Fisheries policy that attends explicitly to food and nutrition security dimensions will depend on research that enhances understanding of both the magnitude of fisheries’ contributions as well as the factors that affect the distribution, access, and use of fisheries resources. A critical need, given evidence that many capture fisheries are overexploited, is understanding of the implications of reducing fishing effort on food and nutrition security. Accurately predicting and evaluating the effects of any policy on that security is challenging from a methodological standpoint. However, the more that research explicitly attends to these effects, the better it stands to inform integrated, coherent, and equitable policy.
Key research topics include the role of gender dynamics, interactions between fisheries and aquaculture, the distributional consequences of trade, and the climate footprint of fisheries vis-à-vis other food production systems.

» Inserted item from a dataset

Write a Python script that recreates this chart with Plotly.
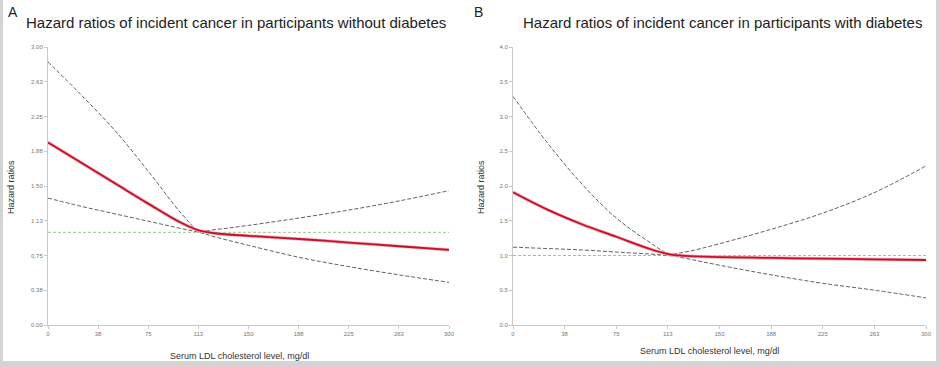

Understanding the contributions that capture fisheries make to food and nutrition security requires more rigorous and systematic research on multiple drivers of fish supply distribution (for example, trade and climate change), particularly because the challenge of ending hunger and malnutrition may be focused as much on distribution as on sustainably increasing food supply. Furthermore, the geographic scope of research would need to be expanded, because most of the research to date has taken place in a relatively small number of countries or regions, notably the United States, Pacific Island countries and territories, Bangladesh, and Cambodia. Although the body of research explicitly aimed at understanding linkages between capture fisheries and nutrition and food security is growing, it is nonetheless incipient. More robust evidence is needed to evaluate the multiple pathways (for example, direct consumption, income, empowerment of women, macroeconomic growth) through which fisheries contribute to nutrition and food security.